Daily Quote, Thursday September 3, 2009.
Good morning everyone,
It's taking that little bit longer for the sun to rise now, but it looks like it will be nice again. :-)
Here is today's quote:
Knowledge is always accompanied by ignorance.
A great many scientists in the West have gone into the question of the brain. They say that we are using only a very small part of the whole brain. We can observe whether this is so in ourselves, for it is part of meditation to find out—for ourselves—whether the whole brain or only a very small part is operating.
Now, thought is the response of memory which has been stored through knowledge; knowledge is gathered through experience. That is, experience, knowledge, memory stored in the brain, then thought, then action. This is our pattern of living, and the whole process is based on this movement. Man has done this for the last million years. He has been caught in the cycle, which is the movement of thought.

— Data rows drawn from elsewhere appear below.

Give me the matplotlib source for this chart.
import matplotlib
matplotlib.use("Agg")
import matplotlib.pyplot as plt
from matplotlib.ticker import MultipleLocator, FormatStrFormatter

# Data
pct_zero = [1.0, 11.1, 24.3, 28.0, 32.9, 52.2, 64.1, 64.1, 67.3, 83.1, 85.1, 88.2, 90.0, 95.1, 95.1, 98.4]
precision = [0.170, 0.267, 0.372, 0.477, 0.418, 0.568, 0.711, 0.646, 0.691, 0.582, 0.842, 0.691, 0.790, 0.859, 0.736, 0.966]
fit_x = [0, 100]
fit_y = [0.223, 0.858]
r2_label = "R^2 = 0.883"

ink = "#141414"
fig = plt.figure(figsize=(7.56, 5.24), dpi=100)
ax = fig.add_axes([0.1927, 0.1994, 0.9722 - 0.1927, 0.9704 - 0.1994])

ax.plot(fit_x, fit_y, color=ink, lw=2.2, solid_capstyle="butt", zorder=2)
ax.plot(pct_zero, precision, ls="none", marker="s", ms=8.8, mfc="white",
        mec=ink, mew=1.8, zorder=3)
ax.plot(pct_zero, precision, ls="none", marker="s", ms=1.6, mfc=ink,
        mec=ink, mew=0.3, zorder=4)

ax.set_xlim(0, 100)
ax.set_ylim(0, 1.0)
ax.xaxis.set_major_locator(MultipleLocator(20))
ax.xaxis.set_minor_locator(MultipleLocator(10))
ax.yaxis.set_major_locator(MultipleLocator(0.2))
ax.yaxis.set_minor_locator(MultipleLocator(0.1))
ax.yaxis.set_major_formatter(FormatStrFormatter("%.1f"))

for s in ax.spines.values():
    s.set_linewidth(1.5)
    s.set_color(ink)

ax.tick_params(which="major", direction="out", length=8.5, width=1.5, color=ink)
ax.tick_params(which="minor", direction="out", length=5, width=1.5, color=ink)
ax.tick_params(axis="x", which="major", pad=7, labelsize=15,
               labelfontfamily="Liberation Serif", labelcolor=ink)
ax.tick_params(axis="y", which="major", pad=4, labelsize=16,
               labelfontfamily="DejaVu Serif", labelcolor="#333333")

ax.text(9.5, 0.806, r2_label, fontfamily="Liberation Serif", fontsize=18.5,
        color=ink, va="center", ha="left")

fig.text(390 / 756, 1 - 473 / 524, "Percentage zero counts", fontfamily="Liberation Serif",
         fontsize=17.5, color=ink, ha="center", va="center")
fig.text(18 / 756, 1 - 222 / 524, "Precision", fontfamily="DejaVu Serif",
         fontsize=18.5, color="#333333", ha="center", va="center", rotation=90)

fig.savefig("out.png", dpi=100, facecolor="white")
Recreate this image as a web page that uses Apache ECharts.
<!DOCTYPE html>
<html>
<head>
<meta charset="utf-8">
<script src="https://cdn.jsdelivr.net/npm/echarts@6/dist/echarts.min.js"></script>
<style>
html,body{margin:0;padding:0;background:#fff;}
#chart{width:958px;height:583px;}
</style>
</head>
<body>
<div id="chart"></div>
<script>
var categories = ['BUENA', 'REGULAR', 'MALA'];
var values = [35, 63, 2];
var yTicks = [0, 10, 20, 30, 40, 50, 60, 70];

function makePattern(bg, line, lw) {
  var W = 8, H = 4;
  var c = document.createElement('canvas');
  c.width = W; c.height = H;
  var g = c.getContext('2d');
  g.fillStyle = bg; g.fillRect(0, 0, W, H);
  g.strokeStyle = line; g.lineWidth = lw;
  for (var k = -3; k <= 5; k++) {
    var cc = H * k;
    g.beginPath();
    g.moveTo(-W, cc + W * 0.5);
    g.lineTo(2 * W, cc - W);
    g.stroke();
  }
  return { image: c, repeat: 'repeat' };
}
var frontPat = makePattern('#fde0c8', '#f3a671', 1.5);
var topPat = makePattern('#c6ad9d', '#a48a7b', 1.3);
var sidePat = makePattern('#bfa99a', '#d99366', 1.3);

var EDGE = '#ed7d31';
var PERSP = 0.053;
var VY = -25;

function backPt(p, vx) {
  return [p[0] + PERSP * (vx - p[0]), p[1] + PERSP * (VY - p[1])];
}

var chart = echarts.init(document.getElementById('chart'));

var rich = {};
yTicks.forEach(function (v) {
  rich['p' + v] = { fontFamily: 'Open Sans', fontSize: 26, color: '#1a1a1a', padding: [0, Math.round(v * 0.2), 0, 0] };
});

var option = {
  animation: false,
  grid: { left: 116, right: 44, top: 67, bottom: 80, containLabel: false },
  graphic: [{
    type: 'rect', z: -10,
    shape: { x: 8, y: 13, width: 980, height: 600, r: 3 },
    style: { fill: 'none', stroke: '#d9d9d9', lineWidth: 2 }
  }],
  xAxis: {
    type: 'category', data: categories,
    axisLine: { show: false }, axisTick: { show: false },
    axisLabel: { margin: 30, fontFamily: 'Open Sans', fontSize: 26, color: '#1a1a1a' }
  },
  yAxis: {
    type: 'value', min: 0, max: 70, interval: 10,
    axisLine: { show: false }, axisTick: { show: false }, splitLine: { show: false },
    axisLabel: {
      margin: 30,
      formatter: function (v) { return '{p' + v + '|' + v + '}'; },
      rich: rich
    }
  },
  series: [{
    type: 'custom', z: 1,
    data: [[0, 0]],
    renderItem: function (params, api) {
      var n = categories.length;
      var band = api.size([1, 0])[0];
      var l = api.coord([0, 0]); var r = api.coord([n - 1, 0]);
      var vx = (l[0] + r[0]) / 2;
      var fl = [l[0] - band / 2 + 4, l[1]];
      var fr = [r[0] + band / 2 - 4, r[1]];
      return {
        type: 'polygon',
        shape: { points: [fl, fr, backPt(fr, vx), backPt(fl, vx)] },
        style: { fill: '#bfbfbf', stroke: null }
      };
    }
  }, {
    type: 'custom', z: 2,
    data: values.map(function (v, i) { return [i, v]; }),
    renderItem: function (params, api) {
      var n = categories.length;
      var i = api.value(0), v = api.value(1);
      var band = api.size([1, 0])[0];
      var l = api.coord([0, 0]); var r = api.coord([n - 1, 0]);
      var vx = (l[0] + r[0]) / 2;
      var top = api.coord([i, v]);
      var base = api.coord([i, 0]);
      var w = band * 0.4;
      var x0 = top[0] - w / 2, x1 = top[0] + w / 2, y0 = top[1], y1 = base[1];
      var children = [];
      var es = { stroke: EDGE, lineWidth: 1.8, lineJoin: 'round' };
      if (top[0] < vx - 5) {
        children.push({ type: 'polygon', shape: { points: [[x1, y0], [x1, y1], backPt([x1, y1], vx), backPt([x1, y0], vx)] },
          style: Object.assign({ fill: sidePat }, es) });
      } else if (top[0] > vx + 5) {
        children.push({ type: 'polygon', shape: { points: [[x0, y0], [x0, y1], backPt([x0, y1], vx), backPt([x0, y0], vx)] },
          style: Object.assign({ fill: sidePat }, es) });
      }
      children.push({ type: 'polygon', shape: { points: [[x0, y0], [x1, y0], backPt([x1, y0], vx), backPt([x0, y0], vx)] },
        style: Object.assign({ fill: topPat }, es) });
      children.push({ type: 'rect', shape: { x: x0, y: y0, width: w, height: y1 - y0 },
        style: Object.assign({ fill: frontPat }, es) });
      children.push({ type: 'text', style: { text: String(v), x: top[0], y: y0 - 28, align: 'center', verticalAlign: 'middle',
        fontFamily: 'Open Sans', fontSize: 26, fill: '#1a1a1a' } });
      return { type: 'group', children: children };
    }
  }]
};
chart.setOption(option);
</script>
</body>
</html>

And within this area he has choice. He can go from one corner to the other and say, “This is my choice, this is my movement of freedom”—but it is always within the limited field of the known. And knowledge is always accompanied by ignorance because there is no complete knowledge about anything. So we are always in this contradictory state: knowledge and ignorance.
A Timeless Spring, p 163.
Here is my reflection.
It goes on from yesterday's conversations, the idea that in knowing the other, rather than understanding the other, we only use a very small part of our brain. The part of the brain that is memory is limited, binded by repetition into a narrow channel, caught in a snapshot of time. So why is it that we only use a small part of our brain? Like yesterday, if we were to see the other in his or her 'otherness' that would be to understand him or her, which in turn would involve a disolution of the 'me'. So we only use a small part of our brain because that it what allows for the continuance of the 'me'.
It is mistake to think of the mind simply becoming large by accumulating more knowledge. To understand the other doesn't come from finding more data about him or her.
So the 'me' can only be as long as the mind is small and only tiny part of the brain is used: knowing instead of understanding. To know something is easy, it just takes memory and a small part of the brain; to understand and use the whole brain is arduous. Only using a small part of the brain barely requires attention at all; using the whole brain requires total attention.